**WRITTEN EXERCISE**. Print, word for word, every line from the beginning of the listing up to and including the line with "(mem) [panel, minimum". Pictures are to be excluded.

**RECORDED INFORMATION**.
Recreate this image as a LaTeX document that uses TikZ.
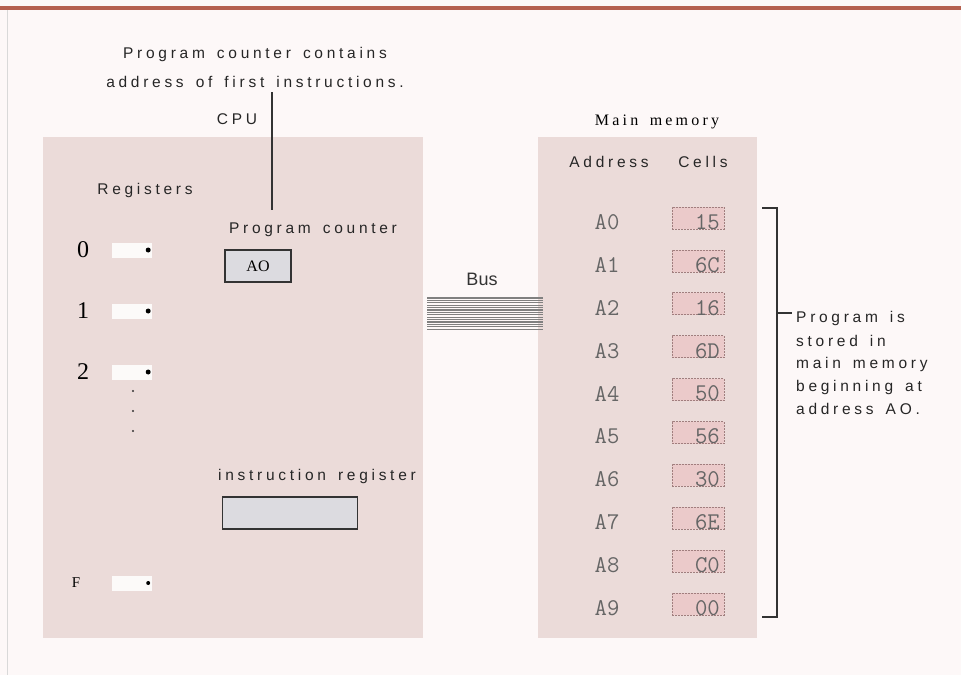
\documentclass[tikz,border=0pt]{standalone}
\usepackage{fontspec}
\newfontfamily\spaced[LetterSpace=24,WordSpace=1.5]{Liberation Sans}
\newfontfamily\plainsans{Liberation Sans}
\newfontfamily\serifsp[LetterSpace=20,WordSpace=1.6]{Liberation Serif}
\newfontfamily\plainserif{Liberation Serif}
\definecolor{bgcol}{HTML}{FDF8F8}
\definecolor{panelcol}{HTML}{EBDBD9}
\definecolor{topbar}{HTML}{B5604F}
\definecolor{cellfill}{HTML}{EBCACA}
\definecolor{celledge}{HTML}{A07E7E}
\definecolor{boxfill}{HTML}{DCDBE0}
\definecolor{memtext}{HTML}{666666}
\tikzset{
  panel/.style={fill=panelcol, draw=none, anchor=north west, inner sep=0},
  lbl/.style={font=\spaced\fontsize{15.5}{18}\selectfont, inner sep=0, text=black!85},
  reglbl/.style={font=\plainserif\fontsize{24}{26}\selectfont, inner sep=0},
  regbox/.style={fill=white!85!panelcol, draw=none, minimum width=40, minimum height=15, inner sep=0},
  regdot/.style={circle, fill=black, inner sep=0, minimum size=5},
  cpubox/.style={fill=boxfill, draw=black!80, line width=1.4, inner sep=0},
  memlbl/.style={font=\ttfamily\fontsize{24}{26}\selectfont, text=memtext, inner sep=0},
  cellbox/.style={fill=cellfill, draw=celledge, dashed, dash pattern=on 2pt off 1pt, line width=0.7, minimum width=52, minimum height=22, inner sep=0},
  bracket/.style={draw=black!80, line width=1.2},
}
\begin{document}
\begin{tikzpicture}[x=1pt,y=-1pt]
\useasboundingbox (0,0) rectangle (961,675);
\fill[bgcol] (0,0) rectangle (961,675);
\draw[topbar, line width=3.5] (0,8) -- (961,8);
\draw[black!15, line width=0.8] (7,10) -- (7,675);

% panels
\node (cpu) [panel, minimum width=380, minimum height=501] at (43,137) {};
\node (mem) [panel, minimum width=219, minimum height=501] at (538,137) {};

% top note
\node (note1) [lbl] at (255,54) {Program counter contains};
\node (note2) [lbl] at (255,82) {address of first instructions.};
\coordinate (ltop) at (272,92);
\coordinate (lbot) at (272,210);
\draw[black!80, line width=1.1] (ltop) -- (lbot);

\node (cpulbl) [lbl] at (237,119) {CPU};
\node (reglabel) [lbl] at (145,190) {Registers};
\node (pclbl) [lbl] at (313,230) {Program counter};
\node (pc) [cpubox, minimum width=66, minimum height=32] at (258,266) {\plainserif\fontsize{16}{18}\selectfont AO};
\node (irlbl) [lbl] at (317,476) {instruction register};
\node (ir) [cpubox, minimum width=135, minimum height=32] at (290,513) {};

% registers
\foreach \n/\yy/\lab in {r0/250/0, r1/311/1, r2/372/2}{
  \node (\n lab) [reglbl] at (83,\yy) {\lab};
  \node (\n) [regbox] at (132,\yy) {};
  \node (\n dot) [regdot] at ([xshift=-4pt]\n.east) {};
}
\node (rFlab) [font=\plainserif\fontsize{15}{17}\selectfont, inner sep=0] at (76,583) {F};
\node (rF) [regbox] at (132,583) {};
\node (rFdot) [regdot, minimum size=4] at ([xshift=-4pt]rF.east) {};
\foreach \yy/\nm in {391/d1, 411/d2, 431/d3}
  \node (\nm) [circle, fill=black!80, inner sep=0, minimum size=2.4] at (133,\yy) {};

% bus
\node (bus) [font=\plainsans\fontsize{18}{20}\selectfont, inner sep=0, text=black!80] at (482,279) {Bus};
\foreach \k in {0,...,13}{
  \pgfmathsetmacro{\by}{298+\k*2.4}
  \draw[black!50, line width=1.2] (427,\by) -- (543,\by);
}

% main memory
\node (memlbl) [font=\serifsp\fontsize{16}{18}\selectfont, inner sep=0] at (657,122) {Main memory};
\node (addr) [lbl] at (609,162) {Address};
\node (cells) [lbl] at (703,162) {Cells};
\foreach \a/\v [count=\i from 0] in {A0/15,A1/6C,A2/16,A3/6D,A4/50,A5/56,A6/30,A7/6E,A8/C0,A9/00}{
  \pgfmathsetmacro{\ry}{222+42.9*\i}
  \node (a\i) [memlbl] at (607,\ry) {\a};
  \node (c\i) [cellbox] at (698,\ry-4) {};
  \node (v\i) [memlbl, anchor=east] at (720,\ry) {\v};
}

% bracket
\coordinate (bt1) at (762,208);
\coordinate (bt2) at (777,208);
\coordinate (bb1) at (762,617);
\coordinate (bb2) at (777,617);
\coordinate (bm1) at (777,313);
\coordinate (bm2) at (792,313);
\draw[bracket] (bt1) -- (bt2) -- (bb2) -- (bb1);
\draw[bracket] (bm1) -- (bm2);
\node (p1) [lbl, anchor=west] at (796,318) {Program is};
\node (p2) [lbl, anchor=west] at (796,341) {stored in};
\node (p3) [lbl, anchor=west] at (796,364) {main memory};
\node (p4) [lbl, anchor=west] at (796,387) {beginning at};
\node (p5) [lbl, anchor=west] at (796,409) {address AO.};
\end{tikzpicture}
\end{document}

**WORKED ANSWER**.
Recreate this image as a LaTeX document that uses TikZ.
\documentclass[tikz,border=0pt]{standalone}
\usepackage{fontspec}
\newfontfamily\spaced[LetterSpace=24,WordSpace=1.5]{Liberation Sans}
\newfontfamily\plainsans{Liberation Sans}
\newfontfamily\serifsp[LetterSpace=20,WordSpace=1.6]{Liberation Serif}
\newfontfamily\plainserif{Liberation Serif}
\definecolor{bgcol}{HTML}{FDF8F8}
\definecolor{panelcol}{HTML}{EBDBD9}
\definecolor{topbar}{HTML}{B5604F}
\definecolor{cellfill}{HTML}{EBCACA}
\definecolor{celledge}{HTML}{A07E7E}
\definecolor{boxfill}{HTML}{DCDBE0}
\definecolor{memtext}{HTML}{666666}
\tikzset{
  panel/.style={fill=panelcol, draw=none, anchor=north west, inner sep=0},
  lbl/.style={font=\spaced\fontsize{15.5}{18}\selectfont, inner sep=0, text=black!85},
  reglbl/.style={font=\plainserif\fontsize{24}{26}\selectfont, inner sep=0},
  regbox/.style={fill=white!85!panelcol, draw=none, minimum width=40, minimum height=15, inner sep=0},
  regdot/.style={circle, fill=black, inner sep=0, minimum size=5},
  cpubox/.style={fill=boxfill, draw=black!80, line width=1.4, inner sep=0},
  memlbl/.style={font=\ttfamily\fontsize{24}{26}\selectfont, text=memtext, inner sep=0},
  cellbox/.style={fill=cellfill, draw=celledge, dashed, dash pattern=on 2pt off 1pt, line width=0.7, minimum width=52, minimum height=22, inner sep=0},
  bracket/.style={draw=black!80, line width=1.2},
}
\begin{document}
\begin{tikzpicture}[x=1pt,y=-1pt]
\useasboundingbox (0,0) rectangle (961,675);
\fill[bgcol] (0,0) rectangle (961,675);
\draw[topbar, line width=3.5] (0,8) -- (961,8);
\draw[black!15, line width=0.8] (7,10) -- (7,675);

% panels
\node (cpu) [panel, minimum width=380, minimum height=501] at (43,137) {};
\node (mem) [panel, minimum width=219, minimum height=501] at (538,137) {};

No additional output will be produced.